The staff asked me if I knew what fare la scarpetta meant. I’d heard it before, but I wasn’t sure exactly what it was. Suddenly, the Neapolitans in the little shop focused all of their attention on us. Nonni’s ragu team, the ceramicist team, and the bagpipers kept interrupting each other, stating it was “very important” for us to understand this, switching to English and using group energy to complete the translation for my monolingual husband.
Fare la scarpetta is when you take a piece of bread and wipe up all the sauce left on your plate, to ensure you enjoy every last drop. It literally means “little shoes” or “slippers” and comes from the idea that shoes drag whatever is on the bottom of them through your house. We nodded enthusiastically. We understood!
I couldn’t believe we came to the shop to buy a gift and we were sitting around discussing Italian traditions while holding a bowl of Nonna’s ragu. What a special Neapolitan moment, showcasing the generosity and open-mindedness of our hosts. Being a guest of this city always reminds me of how Neapolitans can use every ounce of what they’ve got.

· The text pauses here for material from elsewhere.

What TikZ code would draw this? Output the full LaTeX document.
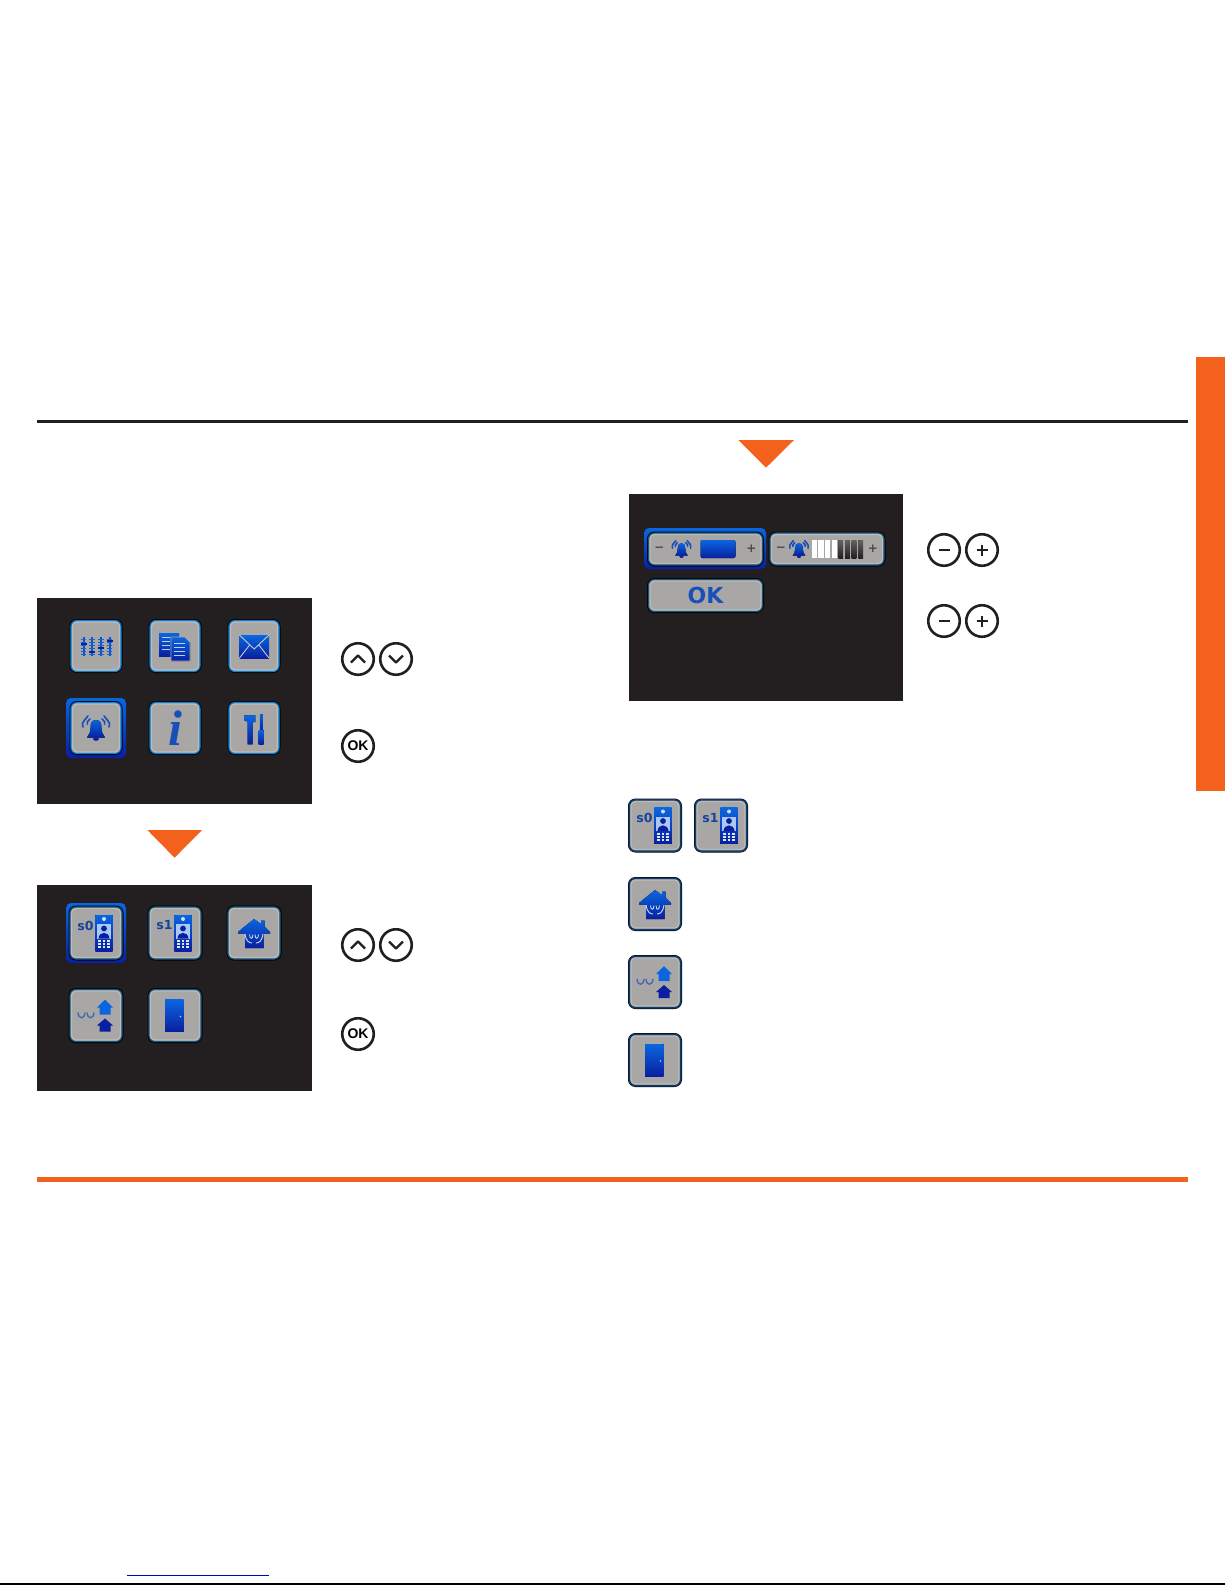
\documentclass[tikz,border=0pt]{standalone}
\usepackage{fontspec}
\usepackage{xcolor}
\usepackage{tikz}
\newfontfamily\keyfont{Liberation Sans}
\newfontfamily\iconfont{DejaVu Sans}
\newfontfamily\infofont{Liberation Serif}
\definecolor{pitch}{HTML}{231F20}
\definecolor{flame}{HTML}{F4611D}
\definecolor{iconlight}{HTML}{0A66E0}
\definecolor{icondark}{HTML}{0A1F9F}
\definecolor{iconmid}{HTML}{1A4FB8}
\definecolor{facegray}{HTML}{A9A7A6}
\definecolor{faceedge}{HTML}{BBBBBB}
\definecolor{rimblue}{HTML}{0A7FD8}
\definecolor{rimdull}{HTML}{17567F}
\definecolor{rimnavy}{HTML}{123A66}
\definecolor{linkblue}{HTML}{0000CC}
\tikzset{
	screen/.style = {rectangle, fill=pitch, inner sep=0pt, minimum width=275, minimum height=206},
	facering/.style = {path picture={\draw[faceedge, line width=1.2, rounded corners=4] ([shift={(1.6,1.6)}]path picture bounding box.north west) rectangle ([shift={(-1.6,-1.6)}]path picture bounding box.south east);}},
	menubutton/.style = {rectangle, rounded corners=6, fill=facegray, draw=rimblue, line width=1.2, inner sep=0pt, minimum width=50, minimum height=51, facering, preaction={draw=black, line width=3}},
	subbutton/.style = {menubutton, draw=rimdull, minimum width=52, minimum height=52},
	sidebutton/.style = {menubutton, draw=rimnavy, minimum width=51, minimum height=51, preaction={draw=rimnavy, line width=2}},
	widebutton/.style = {subbutton, minimum width=114, minimum height=32},
	selectframe/.style = {rectangle, rounded corners=5, top color=iconlight, bottom color=icondark, inner sep=0pt, minimum width=60, minimum height=60},
	keybutton/.style = {circle, draw=pitch, line width=2.6, fill=white, inner sep=0pt, minimum size=31.5, font=\keyfont\bfseries\fontsize{14}{14}\selectfont},
	keymark/.style = {draw=pitch, line width=2.4, line join=round},
	marker/.style = {fill=flame},
	iconfill/.style = {top color=iconlight, bottom color=icondark},
	iconline/.style = {draw=iconmid, line width=1.6, line cap=round},
	iconmixer/.pic = {
		\foreach \x/\k in {-12.3/-2,-4/6,5/2,13.7/-5} {
			\draw[iconmid, line width=2.4] (\x,-9) -- (\x,10);
			\foreach \t in {-7,-4,...,9} \draw[iconlight, line width=0.6] (\x-2.6,\t) -- (\x+2.6,\t);
			\fill[icondark] (\x-3,\k-1) rectangle (\x+3,\k+1);
		}
	},
	icondocs/.pic = {
		\fill[iconfill] (-16,-13) rectangle (4,10);
		\foreach \t in {-9,-5,-1,3} \draw[white!70!iconlight, line width=0.6] (-13,\t) -- (-5,\t);
		\fill[iconfill, draw=facegray, line width=0.8] (-4,-9) -- (10,-9) -- (15,-4) -- (15,15) -- (-4,15) -- cycle;
		\foreach \t in {-3,1,5,9} \draw[white!70!iconlight, line width=0.6] (-1,\t) -- (10,\t);
	},
	iconmail/.pic = {
		\fill[iconfill] (-14.5,-11) rectangle (15,12);
		\draw[facegray!60!white, line width=0.9] (-14.5,-11) -- (0.2,3) -- (15,-11) (-14.5,12) -- (-4,-1.5) (15,12) -- (4.5,-1.5);
	},
	iconbell/.pic = {
		\fill[iconfill] (0,-8) .. controls (-5,-8) and (-5.5,-4) .. (-5.5,0) .. controls (-5.5,4) and (-7,7) .. (-9,9.5) -- (9,9.5) .. controls (7,7) and (5.5,4) .. (5.5,0) .. controls (5.5,-4) and (5,-8) .. (0,-8) -- cycle;
		\fill[icondark] (0,11) ellipse (3 and 1.8);
		\draw[iconline] (-13,-1) .. controls (-14,-5) .. (-8,-12) (13,-1) .. controls (14,-5) .. (8,-12);
		\draw[iconline] (-8.7,-3.7) .. controls (-9,-6) .. (-6,-9) (8.7,-3.7) .. controls (9,-6) .. (6,-9);
	},
	iconinfo/.pic = {
		\node[inner sep=0pt, text=iconmid, font=\infofont\bfseries\itshape\fontsize{50}{50}\selectfont] (glyph) at (0,0) {i};
	},
	icontools/.pic = {
		\fill[iconfill] (-10,-12.6) -- (1.3,-12.6) -- (1.3,-6) -- (-1.3,-6) -- (-1.3,16.3) -- (-6.3,16.3) -- (-6.3,-6) -- (-10,-8) -- cycle;
		\fill[iconfill] (5.9,-14) rectangle (8.5,3);
		\fill[iconfill] (4.7,2) rectangle (9.7,16.3);
	},
	iconstation/.pic = {
		\node[inner sep=0pt, text=iconmid!85!black, font=\iconfont\bfseries\fontsize{12.5}{12.5}\selectfont] (code) at (-10.5,-7.5) {#1};
		\fill[iconfill] (-0.7,-17.7) rectangle (16.7,18.3);
		\fill[iconlight!35!white] (1.3,-9) rectangle (14.7,5.5);
		\fill[icondark] (8,-4.5) circle (2.9) (2.5,5.5) .. controls (3,-2) and (13,-2) .. (13.5,5.5) -- cycle;
		\fill[white!80!iconlight] (8,-14) circle (2);
		\foreach \x in {3.5,8,12.5} \foreach \y in {8,11,14} \fill[white!85!iconlight] (\x-1.4,\y-1) rectangle (\x+1.4,\y+1);
	},
	iconbasket/.pic = {
		\fill[iconfill] (0,-14) -- (7,-9) -- (7,-12.5) -- (10.5,-12.5) -- (10.5,-6.5) -- (16,-1) -- (16,0.5) -- (9.6,0.5) -- (9.6,15) -- (-9,15) -- (-9,0.5) -- (-16,0.5) -- (-16,-1) -- cycle;
		\draw[white!80!iconlight, line width=0.9] (-9,1) .. controls (-8,8) and (-5,10) .. (-2,10) (9,1) .. controls (8,8) and (5,10) .. (2,10);
		\draw[white!80!iconlight, line width=0.8] (-4.5,1.5) .. controls (-4.3,6.5) and (-1.2,6.5) .. (-1,1.5) (1,1.5) .. controls (1.2,6.5) and (4.3,6.5) .. (4.5,1.5);
	},
	iconhomes/.pic = {
		\draw[iconmid!70!facegray, line width=1.4] (-18,-3) .. controls (-17.5,4) and (-11.5,4) .. (-11,-3) (-9,-3) .. controls (-8.5,4) and (-2.5,4) .. (-2,-3);
		\fill[iconlight] (9,-16) -- (17,-8) -- (14.5,-8) -- (14.5,-1) -- (3.5,-1) -- (3.5,-8) -- (1,-8) -- cycle;
		\fill[icondark] (9,3) -- (17,10) -- (14.5,10) -- (14.5,16) -- (3.5,16) -- (3.5,10) -- (1,10) -- cycle;
	},
	icondoor/.pic = {
		\fill[iconfill] (-10,-16) rectangle (8.7,16);
		\fill[white!70!iconlight] (5.5,1) circle (0.8);
	},
	iconlevel/.pic = {
		\node[inner sep=0pt, text=pitch!70!facegray, font=\iconfont\bfseries\fontsize{12}{12}\selectfont] (less) at (-46,0) {−};
		\node[inner sep=0pt, text=pitch!70!facegray, font=\iconfont\bfseries\fontsize{12}{12}\selectfont] (more) at (46,0) {+};
	},
}

\begin{document}
\begin{tikzpicture}[x=1pt, y=-1pt]
	\useasboundingbox (0,0) rectangle (1225,1585);

	\draw[pitch, line width=3] (37,421.7) -- (1188,421.7);
	\fill[flame] (37,1176.7) rectangle (1188,1182);
	\fill[flame] (1196,357) rectangle (1225,791);
	\draw[linkblue, line width=1] (127,1575.3) -- (269,1575.3);
	\draw[black, line width=2] (0,1584.3) -- (1225,1584.3);

	\fill[marker] (147.3,830) -- (202,830) -- (174.6,857.7) -- cycle;
	\fill[marker] (738.3,440) -- (794,440) -- (766,467.7) -- cycle;

	% menu screen
	\node[screen] (menuscreen) at (174.5,701) {};
	\node[menubutton] (mixer) at (96,646) {};
	\node[menubutton] (docs) at (175,646) {};
	\node[menubutton] (mail) at (254,646) {};
	\node[selectframe] (bellframe) at (96,728) {};
	\node[menubutton] (bell) at (96,728) {};
	\node[menubutton] (info) at (175,728) {};
	\node[menubutton] (tools) at (254,728) {};
	\pic at (mixer) {iconmixer};
	\pic at (docs) {icondocs};
	\pic at (mail) {iconmail};
	\pic at (bell) {iconbell};
	\pic (i) at (info) {iconinfo};
	\pic at (tools) {icontools};
	\node[keybutton] (up1) at (358,659) {};
	\node[keybutton] (down1) at (396,659) {};
	\node[keybutton] (ok1) at (358,746) {OK};
	\draw[keymark] ([shift={(-7,3.5)}]up1.center) -- ([shift={(0,-3.5)}]up1.center) -- ([shift={(7,3.5)}]up1.center);
	\draw[keymark] ([shift={(-7,-3.5)}]down1.center) -- ([shift={(0,3.5)}]down1.center) -- ([shift={(7,-3.5)}]down1.center);

	% source screen
	\node[screen] (sourcescreen) at (174.5,988) {};
	\node[selectframe] (s0frame) at (96,933) {};
	\node[subbutton] (s0) at (96,933) {};
	\node[subbutton] (s1) at (175,933) {};
	\node[subbutton] (basket) at (254,933) {};
	\node[subbutton] (homes) at (96,1015.5) {};
	\node[subbutton] (door) at (175,1015.5) {};
	\pic (a) at (s0) {iconstation={s0}};
	\pic (b) at (s1) {iconstation={s1}};
	\pic at (basket) {iconbasket};
	\pic at (homes) {iconhomes};
	\pic at (door) {icondoor};
	\node[keybutton] (up2) at (358,945) {};
	\node[keybutton] (down2) at (396,945) {};
	\node[keybutton] (ok2) at (358,1034) {OK};
	\draw[keymark] ([shift={(-7,3.5)}]up2.center) -- ([shift={(0,-3.5)}]up2.center) -- ([shift={(7,3.5)}]up2.center);
	\draw[keymark] ([shift={(-7,-3.5)}]down2.center) -- ([shift={(0,3.5)}]down2.center) -- ([shift={(7,-3.5)}]down2.center);

	% level screen
	\node[screen, minimum width=274, minimum height=207] (levelscreen) at (766,597.5) {};
	\node[selectframe, minimum width=122, minimum height=41] (toneframe) at (705,548.5) {};
	\node[widebutton] (tone) at (705.5,549) {};
	\node[widebutton] (volume) at (827,549) {};
	\node[widebutton, text=iconmid, font=\iconfont\bfseries\fontsize{22}{22}\selectfont] (okbar) at (705.5,595.5) {OK};
	\pic (c) at (tone) {iconlevel};
	\pic (d) at (volume) {iconlevel};
	\pic[scale=0.7] at ([shift={(-24,0)}]tone.center) {iconbell};
	\pic[scale=0.7] at ([shift={(-28,0)}]volume.center) {iconbell};
	\fill[iconfill, rounded corners=2] ([shift={(-5,-9)}]tone.center) rectangle ([shift={(30,9)}]tone.center);
	\foreach \k in {0,1,2,3} \fill[white] ([shift={(-15.3+6.67*\k,-9)}]volume.center) rectangle ([shift={(-10+6.67*\k,9)}]volume.center);
	\foreach \k in {4,5,6,7} \fill[top color=pitch!70!white, bottom color=pitch] ([shift={(-15.3+6.67*\k,-9)}]volume.center) rectangle ([shift={(-10.6+6.67*\k,9)}]volume.center);
	\node[keybutton] (minus1) at (944,550) {};
	\node[keybutton] (plus1) at (982,550) {};
	\node[keybutton] (minus2) at (944,621) {};
	\node[keybutton] (plus2) at (982,621) {};
	\foreach \n in {minus1,plus1,minus2,plus2} \draw[keymark] ([shift={(-5.5,0)}]\n.center) -- ([shift={(5.5,0)}]\n.center);
	\foreach \n in {plus1,plus2} \draw[keymark] ([shift={(0,-5.5)}]\n.center) -- ([shift={(0,5.5)}]\n.center);

	% legend icons
	\node[sidebutton] (legends0) at (655,825.5) {};
	\node[sidebutton] (legends1) at (721,825.5) {};
	\node[sidebutton] (legendbasket) at (655,904) {};
	\node[sidebutton] (legendhomes) at (655,982) {};
	\node[sidebutton] (legenddoor) at (655,1060) {};
	\pic (e) at (legends0) {iconstation={s0}};
	\pic (f) at (legends1) {iconstation={s1}};
	\pic at (legendbasket) {iconbasket};
	\pic at (legendhomes) {iconhomes};
	\pic at (legenddoor) {icondoor};
\end{tikzpicture}
\end{document}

As I go through my end-of-year reflections, I’ve been thinking about how this was a hard year for me despite all the wonderful things that happened. Life is like that. It’s never all good or all bad. The hard part is enjoying the good times while they’re there, without worrying about when they’ll come again.

When I think about my year next year, I want it to be full-on scarpetta. I am not a dainty lady anymore, I do not owe anyone my hands grasped quietly on the napkin in my lap. I will not sit in front of a half-full plate and wonder if I should dare to take another bite. There will be no leftovers in 2025. I want to pluck through a bowl of fluffy white bread, select one with a crunchy edge, drag it through a crimson sauce, and dunk it until my fingers are soaked. When the good times are here I want to grab every last taste of them, letting the flavors sit in my mouth and the fullness satiate my belly.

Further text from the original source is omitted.